Given records:
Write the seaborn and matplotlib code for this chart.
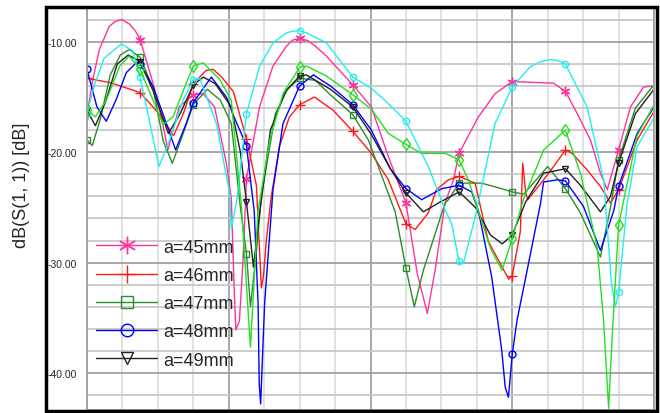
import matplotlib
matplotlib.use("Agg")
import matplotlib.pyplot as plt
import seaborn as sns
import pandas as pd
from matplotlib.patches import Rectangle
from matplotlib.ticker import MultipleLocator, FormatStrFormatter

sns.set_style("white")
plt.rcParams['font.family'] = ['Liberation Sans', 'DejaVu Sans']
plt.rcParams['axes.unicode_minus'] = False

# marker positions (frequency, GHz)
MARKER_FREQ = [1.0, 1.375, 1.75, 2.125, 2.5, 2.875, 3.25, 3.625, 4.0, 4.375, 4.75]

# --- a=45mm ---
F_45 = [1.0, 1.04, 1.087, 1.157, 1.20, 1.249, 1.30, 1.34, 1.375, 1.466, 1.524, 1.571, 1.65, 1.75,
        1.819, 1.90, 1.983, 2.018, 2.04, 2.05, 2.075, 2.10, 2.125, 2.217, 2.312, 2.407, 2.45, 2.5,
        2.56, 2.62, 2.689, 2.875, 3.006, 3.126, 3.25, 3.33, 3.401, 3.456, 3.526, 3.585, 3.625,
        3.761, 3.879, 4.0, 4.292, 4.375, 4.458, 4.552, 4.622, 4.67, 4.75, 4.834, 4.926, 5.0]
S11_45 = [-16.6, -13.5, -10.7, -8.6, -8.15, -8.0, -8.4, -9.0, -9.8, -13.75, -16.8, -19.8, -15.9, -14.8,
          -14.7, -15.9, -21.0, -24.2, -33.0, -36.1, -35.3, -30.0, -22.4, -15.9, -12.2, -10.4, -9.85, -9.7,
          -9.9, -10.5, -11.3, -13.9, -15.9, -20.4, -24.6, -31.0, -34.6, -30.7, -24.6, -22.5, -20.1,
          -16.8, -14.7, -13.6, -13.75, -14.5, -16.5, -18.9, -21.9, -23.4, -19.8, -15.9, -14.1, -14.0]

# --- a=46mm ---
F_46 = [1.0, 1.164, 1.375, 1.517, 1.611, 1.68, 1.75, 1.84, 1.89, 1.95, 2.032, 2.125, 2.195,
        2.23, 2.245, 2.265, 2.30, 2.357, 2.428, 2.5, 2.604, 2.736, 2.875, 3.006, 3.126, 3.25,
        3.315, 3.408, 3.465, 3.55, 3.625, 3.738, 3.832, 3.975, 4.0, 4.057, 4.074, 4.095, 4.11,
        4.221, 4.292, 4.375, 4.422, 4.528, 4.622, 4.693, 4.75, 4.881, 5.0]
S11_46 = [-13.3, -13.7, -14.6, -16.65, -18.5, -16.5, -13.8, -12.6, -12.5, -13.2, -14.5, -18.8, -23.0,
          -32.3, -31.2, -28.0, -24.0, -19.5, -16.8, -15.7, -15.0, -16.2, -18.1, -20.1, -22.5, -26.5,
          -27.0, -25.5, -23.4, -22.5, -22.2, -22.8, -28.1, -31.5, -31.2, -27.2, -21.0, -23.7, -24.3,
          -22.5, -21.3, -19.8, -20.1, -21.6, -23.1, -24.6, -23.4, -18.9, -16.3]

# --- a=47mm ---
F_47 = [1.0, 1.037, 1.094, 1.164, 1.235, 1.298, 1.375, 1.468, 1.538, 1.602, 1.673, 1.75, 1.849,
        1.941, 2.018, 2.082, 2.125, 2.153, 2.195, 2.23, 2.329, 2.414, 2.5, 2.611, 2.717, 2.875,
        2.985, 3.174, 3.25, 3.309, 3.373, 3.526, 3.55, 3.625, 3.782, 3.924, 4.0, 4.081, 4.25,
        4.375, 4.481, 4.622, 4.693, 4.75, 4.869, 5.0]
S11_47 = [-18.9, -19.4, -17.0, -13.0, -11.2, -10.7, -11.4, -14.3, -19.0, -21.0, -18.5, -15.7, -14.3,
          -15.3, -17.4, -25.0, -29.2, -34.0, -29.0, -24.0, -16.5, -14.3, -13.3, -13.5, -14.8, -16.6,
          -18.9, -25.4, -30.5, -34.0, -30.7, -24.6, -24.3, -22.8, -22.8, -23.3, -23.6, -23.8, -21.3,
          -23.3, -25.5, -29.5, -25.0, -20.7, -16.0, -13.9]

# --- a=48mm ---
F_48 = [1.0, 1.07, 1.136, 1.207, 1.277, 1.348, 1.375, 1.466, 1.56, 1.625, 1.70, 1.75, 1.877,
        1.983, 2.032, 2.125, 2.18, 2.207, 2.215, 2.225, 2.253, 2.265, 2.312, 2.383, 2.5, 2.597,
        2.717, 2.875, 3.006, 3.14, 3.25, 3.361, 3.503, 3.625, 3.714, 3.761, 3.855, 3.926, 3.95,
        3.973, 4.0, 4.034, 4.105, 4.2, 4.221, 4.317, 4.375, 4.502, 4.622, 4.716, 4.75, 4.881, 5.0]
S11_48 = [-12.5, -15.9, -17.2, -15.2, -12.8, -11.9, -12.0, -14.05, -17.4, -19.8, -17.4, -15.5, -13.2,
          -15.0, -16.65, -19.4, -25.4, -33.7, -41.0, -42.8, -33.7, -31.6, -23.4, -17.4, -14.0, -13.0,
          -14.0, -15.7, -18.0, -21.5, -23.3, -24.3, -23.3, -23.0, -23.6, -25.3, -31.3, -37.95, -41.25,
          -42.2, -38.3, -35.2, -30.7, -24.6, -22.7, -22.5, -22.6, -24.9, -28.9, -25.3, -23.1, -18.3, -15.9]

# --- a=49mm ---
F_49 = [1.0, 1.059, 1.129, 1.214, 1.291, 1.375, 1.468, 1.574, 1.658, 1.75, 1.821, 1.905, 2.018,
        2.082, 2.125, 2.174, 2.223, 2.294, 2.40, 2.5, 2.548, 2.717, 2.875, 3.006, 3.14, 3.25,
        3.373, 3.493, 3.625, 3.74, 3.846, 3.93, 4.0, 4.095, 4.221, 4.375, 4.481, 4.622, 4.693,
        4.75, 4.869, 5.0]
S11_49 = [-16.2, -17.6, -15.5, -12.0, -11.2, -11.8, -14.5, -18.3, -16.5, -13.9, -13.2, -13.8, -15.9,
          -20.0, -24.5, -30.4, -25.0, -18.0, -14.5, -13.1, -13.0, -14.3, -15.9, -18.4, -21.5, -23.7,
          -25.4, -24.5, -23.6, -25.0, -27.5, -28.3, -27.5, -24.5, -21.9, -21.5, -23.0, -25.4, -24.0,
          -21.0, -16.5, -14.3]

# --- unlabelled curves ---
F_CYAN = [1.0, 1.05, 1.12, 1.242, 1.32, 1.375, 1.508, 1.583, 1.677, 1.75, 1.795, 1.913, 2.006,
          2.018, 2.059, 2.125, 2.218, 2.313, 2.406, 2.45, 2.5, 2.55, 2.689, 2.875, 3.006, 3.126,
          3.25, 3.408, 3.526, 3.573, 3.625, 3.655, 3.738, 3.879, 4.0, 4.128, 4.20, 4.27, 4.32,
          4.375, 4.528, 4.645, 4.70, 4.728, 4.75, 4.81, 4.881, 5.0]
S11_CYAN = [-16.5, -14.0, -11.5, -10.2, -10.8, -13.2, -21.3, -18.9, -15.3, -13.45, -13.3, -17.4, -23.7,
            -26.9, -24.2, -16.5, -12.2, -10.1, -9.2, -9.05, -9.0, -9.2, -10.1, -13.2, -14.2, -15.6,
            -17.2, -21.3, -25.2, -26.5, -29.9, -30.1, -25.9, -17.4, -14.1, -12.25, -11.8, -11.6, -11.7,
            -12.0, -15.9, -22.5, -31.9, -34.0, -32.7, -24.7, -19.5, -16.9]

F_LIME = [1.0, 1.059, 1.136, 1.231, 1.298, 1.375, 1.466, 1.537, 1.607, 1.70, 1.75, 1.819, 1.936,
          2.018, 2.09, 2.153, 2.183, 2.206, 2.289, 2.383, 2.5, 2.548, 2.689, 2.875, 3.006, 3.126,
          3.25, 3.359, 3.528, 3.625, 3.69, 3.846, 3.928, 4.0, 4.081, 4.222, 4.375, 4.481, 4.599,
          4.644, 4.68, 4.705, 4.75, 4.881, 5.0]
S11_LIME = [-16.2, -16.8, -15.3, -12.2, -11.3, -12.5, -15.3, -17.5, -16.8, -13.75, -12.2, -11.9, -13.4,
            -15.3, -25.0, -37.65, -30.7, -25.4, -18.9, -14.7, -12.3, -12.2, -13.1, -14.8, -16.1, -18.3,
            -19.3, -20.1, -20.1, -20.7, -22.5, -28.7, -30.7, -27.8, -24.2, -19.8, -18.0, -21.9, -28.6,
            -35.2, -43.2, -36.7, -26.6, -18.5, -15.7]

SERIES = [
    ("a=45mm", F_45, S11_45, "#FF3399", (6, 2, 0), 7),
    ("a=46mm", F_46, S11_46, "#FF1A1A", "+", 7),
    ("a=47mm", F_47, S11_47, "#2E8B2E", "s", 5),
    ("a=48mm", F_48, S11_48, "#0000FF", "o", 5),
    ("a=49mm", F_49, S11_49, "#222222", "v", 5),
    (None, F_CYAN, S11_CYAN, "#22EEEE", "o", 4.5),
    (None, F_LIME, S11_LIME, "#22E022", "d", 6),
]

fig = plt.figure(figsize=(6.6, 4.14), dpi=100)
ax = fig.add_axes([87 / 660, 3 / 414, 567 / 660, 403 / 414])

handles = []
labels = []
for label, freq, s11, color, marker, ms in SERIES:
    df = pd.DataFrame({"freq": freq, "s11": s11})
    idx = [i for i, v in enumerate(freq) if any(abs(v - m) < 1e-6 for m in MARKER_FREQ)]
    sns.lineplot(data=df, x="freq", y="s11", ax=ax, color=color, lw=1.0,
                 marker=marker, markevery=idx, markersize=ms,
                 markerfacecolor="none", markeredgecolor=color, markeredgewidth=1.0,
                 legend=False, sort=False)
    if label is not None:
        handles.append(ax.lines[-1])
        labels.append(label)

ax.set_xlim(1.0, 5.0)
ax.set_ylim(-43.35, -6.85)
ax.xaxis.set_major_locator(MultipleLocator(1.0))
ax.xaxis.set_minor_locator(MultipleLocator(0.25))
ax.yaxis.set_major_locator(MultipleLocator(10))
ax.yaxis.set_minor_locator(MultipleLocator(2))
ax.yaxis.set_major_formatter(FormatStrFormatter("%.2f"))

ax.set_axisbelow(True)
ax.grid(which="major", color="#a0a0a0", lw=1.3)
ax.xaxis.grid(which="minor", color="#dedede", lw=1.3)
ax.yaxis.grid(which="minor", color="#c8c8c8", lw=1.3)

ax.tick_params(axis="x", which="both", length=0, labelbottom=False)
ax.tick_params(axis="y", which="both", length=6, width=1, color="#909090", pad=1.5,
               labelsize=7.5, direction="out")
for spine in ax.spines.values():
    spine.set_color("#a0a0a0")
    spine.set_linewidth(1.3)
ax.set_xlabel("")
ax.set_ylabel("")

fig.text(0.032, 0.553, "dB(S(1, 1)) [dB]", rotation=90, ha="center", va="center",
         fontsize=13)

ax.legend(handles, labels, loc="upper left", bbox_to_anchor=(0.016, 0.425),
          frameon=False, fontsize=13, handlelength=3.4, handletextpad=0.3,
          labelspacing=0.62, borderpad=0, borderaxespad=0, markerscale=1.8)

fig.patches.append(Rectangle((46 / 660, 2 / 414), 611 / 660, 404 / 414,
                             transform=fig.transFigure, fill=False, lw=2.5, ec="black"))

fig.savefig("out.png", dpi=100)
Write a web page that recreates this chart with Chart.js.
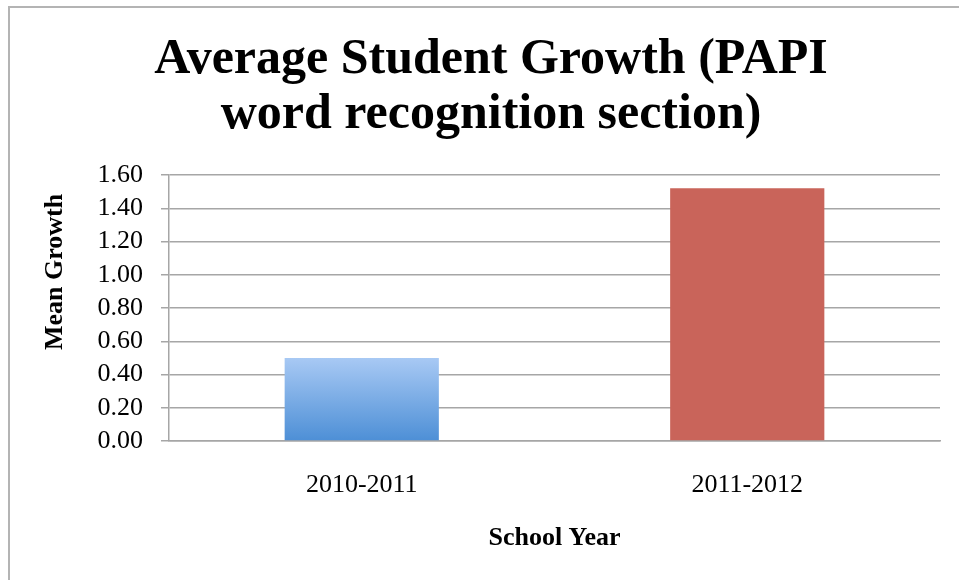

Stated task:
List each line in the listing that contains the string "Write".

Written answer:
Write the seaborn and matplotlib code for this chart.
Write a web page that recreates this chart with Chart.js.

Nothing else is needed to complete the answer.